Motos con cuatro pasajeros, camionetas atestadas de gente y autobuses repletos comenzaron un éxodo en pocas horas hasta vaciar a la carrera una ciudad de 200.000 habitantes. A bordo de los vehículos la población metió todo lo que pudo: familiares, maletas, alimentos, televisiones… Todos los comercios cerraron sus puertas y se evacuó una ciudad viva, industrial y bulliciosa que no descansa ni por la noche.

El boletín del instituto vulcanológico abonó el pánico al anunciar que “la actividad [del Volcán de Fuego] continúa” y que no se descartaba la posibilidad de que se diese “un nuevo descenso de flujos piroclásticos en cualquiera de las barrancas principales en las próximas horas o días. Así mismo, ante la presencia de lluvia en el área volcánica, puede darse la ocurrencia de descenso de lahares”.

“Llevamos lo poco que pudimos cargar. Lo importante es salvar nuestra vida”, explicaba sin dejar de caminar Felipe Camposeco. “La televisión ha dicho que la lava está ya bien cerca y que nos vayamos cuanto antes. Lo único que lamento es no poder traer a mi madre conmigo. Es anciana, no puede caminar y yo no puedo cargar con ella”, añadía acompañado de su familia, todos ellos con un enorme bulto sobre la cabeza.

“Yo ya trasladé a toda mi familia a un pueblo cercano a una hora de la Escuintla por si se cumple la advertencia de que ya llega la tormenta de fuego”, explicó Ricardo Valenzuela, mientras bajaba la cortina metálica de su mueblería en el centro de la ciudad.

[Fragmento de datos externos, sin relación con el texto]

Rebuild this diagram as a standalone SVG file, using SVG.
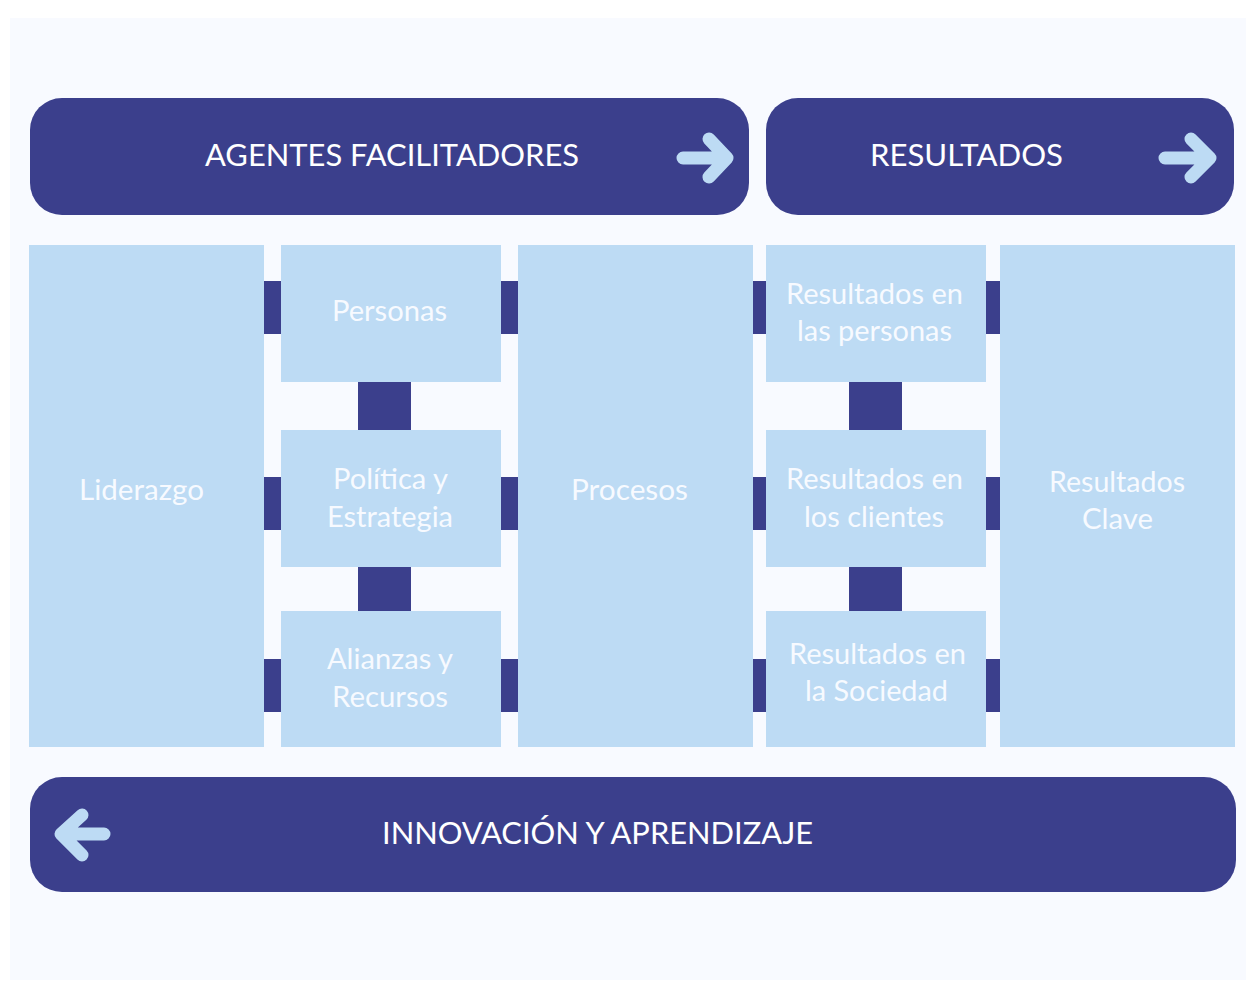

“Tenemos miedo, tenemos miedo…lo han dicho las noticias”, repetía sin parar de caminar Julio Ordices junto a su familia cargada de bolsas. Los Ordicies al completo habían decidido trasladarse a casa de unos familiares en un pueblo cercano. Sin dejar de andar junto a sus vecinos, Julio reconocía que desde la explosión casi no ha podido dormir ante el temor de una gran e inminente erupción.

“Lo vi en las noticias”, “me lo dijo un amigo”, “me llegó por el celular” o “se lo comentaron a mi hijo”, decían casi todos los que huían. Pocas personas habían sido advertidas directamente por la Coordinadora Nacional para la Reducción de Desastres (Conred) para que evacuaran la ciudad. El temor a que una gran catástrofe estaba a punto de suceder se apoderó del lugar.

Los vecinos que aún dudaban de si había llegado el apocalipsis confirmaron sus sospechas cuando al caer la tarde el cielo se puso aún más negro y empezó a tronar y a llover con fuerza sobre la ciudad.